▼

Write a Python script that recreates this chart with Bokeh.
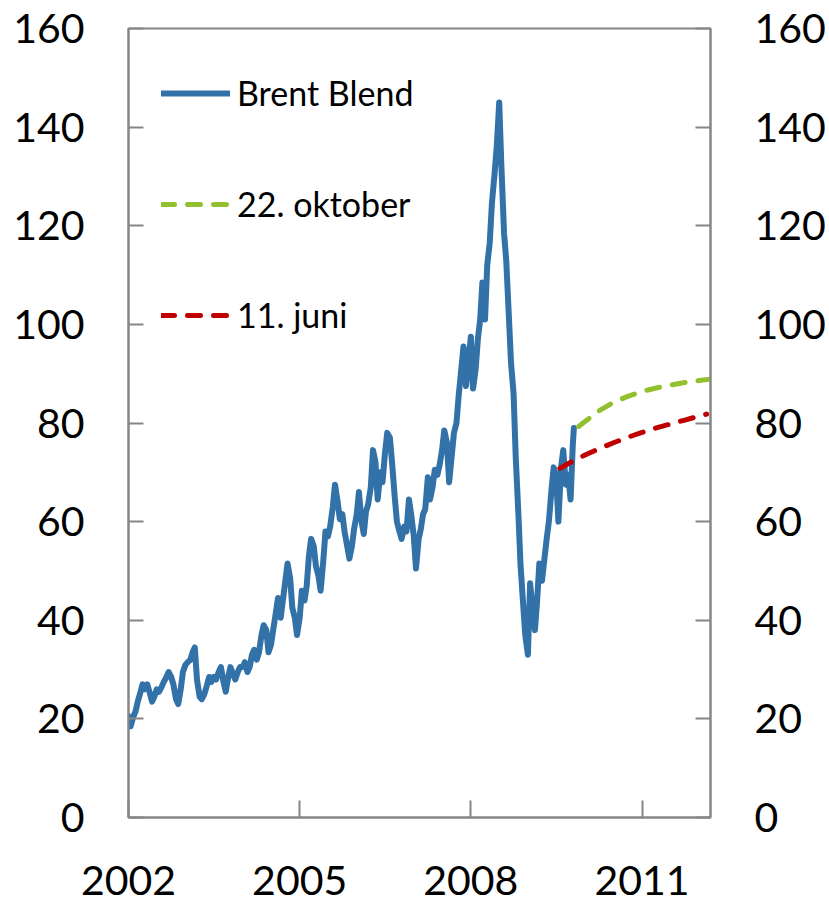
import pandas as pd
from bokeh.plotting import figure
from bokeh.models import LinearAxis, FixedTicker, Range1d, Legend, LegendItem
from bokeh.embed import file_html
from bokeh.resources import INLINE

# ---- data (USD per barrel) ----
brent_2002 = [20.5, 18.5, 20.5, 21.5, 23.5, 25.0, 27.0, 26.0, 27.0, 25.5, 23.5, 24.5,
              26.0, 25.5, 26.5, 27.5, 28.5, 29.5, 28.5, 27.0, 24.0, 23.0, 26.0, 29.5]
brent_2003 = [31.0, 31.5, 32.0, 33.5, 34.5, 28.0, 24.5, 24.0, 25.0, 26.5, 28.5, 27.5,
              28.5, 28.0, 29.5, 30.5, 27.5, 25.5, 28.5, 30.5, 29.0, 28.0, 29.5, 30.5]
brent_2004 = [30.5, 31.5, 29.5, 30.5, 33.0, 34.0, 32.0, 33.5, 37.0, 39.0, 38.0, 33.5,
              35.0, 38.0, 41.5, 44.5, 40.5, 44.0, 48.0, 51.5, 48.5, 42.5, 40.5, 37.0]
brent_2005 = [40.5, 46.0, 44.0, 47.0, 53.0, 56.5, 55.0, 51.0, 49.0, 46.0, 52.0, 58.0,
              57.0, 59.0, 63.0, 67.5, 64.0, 60.5, 61.5, 58.0, 55.0, 52.5, 55.0, 58.5]
brent_2006 = [61.5, 66.0, 60.0, 57.5, 62.0, 63.5, 67.0, 74.5, 72.0, 64.5, 70.0, 68.0,
              74.0, 78.0, 77.0, 72.0, 65.0, 60.0, 58.0, 56.5, 59.0, 58.0, 64.5, 61.5]
brent_2007 = [57.0, 50.5, 56.5, 58.5, 61.5, 62.5, 69.0, 64.5, 67.0, 70.5, 69.5, 71.5,
              74.5, 78.5, 76.0, 68.0, 73.5, 78.0, 80.0, 85.5, 91.0, 95.5, 87.5, 92.0]
brent_2008 = [97.5, 87.0, 91.0, 97.0, 101.0, 108.5, 101.0, 112.0, 116.5, 124.5, 130.5, 136.0,
              145.0, 132.0, 118.5, 113.0, 101.5, 92.0, 86.0, 73.0, 61.5, 51.0, 43.5, 37.0]
brent_2009 = [33.0, 47.5, 42.0, 38.0, 44.0, 51.5, 48.0, 52.0, 56.5, 60.0, 66.5, 71.0,
              69.0, 60.0, 71.0, 74.5, 67.5, 69.5, 64.5, 75.5, 79.0]

brent_dates = list(pd.date_range("2002-01-01", "2009-10-15", freq="SMS")) + [pd.Timestamp("2009-10-22")]
brent_values = (brent_2002 + brent_2003 + brent_2004 + brent_2005 + brent_2006 +
                brent_2007 + brent_2008 + brent_2009)

# forward curves (decimal year, price)
juni_x = [2009.56, 2009.79, 2010.0, 2010.25, 2010.5, 2010.75, 2011.0, 2011.25, 2011.5, 2011.75, 2012.0, 2012.13]
juni_y = [70.8, 72.3, 73.5, 74.8, 76.0, 77.1, 78.1, 79.0, 79.8, 80.6, 81.4, 81.8]
okt_x = [2009.89, 2010.0, 2010.25, 2010.5, 2010.75, 2011.0, 2011.25, 2011.5, 2011.75, 2012.0, 2012.2]
okt_y = [79.3, 80.3, 82.5, 84.2, 85.4, 86.4, 87.1, 87.7, 88.2, 88.6, 88.9]

x_ticks = [2002, 2005, 2008, 2011]
y_ticks = [0, 20, 40, 60, 80, 100, 120, 140, 160]


def dec_year(ts):
    days = 366 if ts.is_leap_year else 365
    return ts.year + (ts.dayofyear - 1) / days


brent_x = [dec_year(d) for d in brent_dates]

FONT = "Lato"
AX = "#868686"
BLUE = "#3372A8"
GREEN = "#92C02E"
RED = "#C00000"

p = figure(width=828, height=914, output_backend="svg", toolbar_location=None,
           x_range=Range1d(2002, 2012.2), y_range=Range1d(0, 160),
           min_border_left=128, min_border_right=116, min_border_top=28, min_border_bottom=97,
           y_axis_location=None, x_axis_location=None)
p.xgrid.visible = False
p.ygrid.visible = False
p.outline_line_color = AX
p.outline_line_width = 2
p.background_fill_color = "white"
p.border_fill_color = "white"

r_brent = p.line(brent_x, brent_values, line_color=BLUE, line_width=6, line_join="round", line_cap="round")
r_okt = p.line(okt_x, okt_y, line_color=GREEN, line_width=5, line_dash="13 13", line_cap="round")
r_juni = p.line(juni_x, juni_y, line_color=RED, line_width=5, line_dash="13 13", line_cap="round")


def style_axis(ax, standoff):
    ax.axis_line_color = AX
    ax.axis_line_width = 2
    ax.major_tick_line_color = AX
    ax.major_tick_line_width = 2
    ax.major_tick_out = 0
    ax.minor_tick_line_color = None
    ax.major_label_text_font = FONT
    ax.major_label_text_font_size = "41px"
    ax.major_label_text_color = "black"
    ax.major_label_standoff = standoff


left = LinearAxis(ticker=FixedTicker(ticks=y_ticks))
style_axis(left, 44)
left.major_tick_in = 15
p.add_layout(left, "left")

right = LinearAxis(ticker=FixedTicker(ticks=y_ticks))
style_axis(right, 44)
right.major_tick_in = 15
p.add_layout(right, "right")

bottom = LinearAxis(ticker=FixedTicker(ticks=x_ticks))
style_axis(bottom, 48)
bottom.major_tick_in = 17
bottom.major_label_overrides = {t: str(t) for t in x_ticks}
p.add_layout(bottom, "below")

legend = Legend(items=[LegendItem(label="Brent Blend", renderers=[r_brent]),
                       LegendItem(label="22. oktober", renderers=[r_okt]),
                       LegendItem(label="11. juni", renderers=[r_juni])],
                location=(33, 482), orientation="vertical",
                glyph_width=69, glyph_height=40, label_height=40, spacing=70,
                label_standoff=7, padding=0, margin=0,
                border_line_color=None, background_fill_alpha=0,
                label_text_font=FONT, label_text_font_size="34px", label_text_color="black")
p.add_layout(legend, "center")

open("out.html", "w").write(file_html(p, INLINE))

▲

▶ **What is asked**: Repeat only the lines from the beginning of the material through the line containing "from bokeh.resources import INLINE", both ends kept, leaving pictures out.

▶ **Response to this task**:
Write a Python script that recreates this chart with Bokeh.
import pandas as pd
from bokeh.plotting import figure
from bokeh.models import LinearAxis, FixedTicker, Range1d, Legend, LegendItem
from bokeh.embed import file_html
from bokeh.resources import INLINE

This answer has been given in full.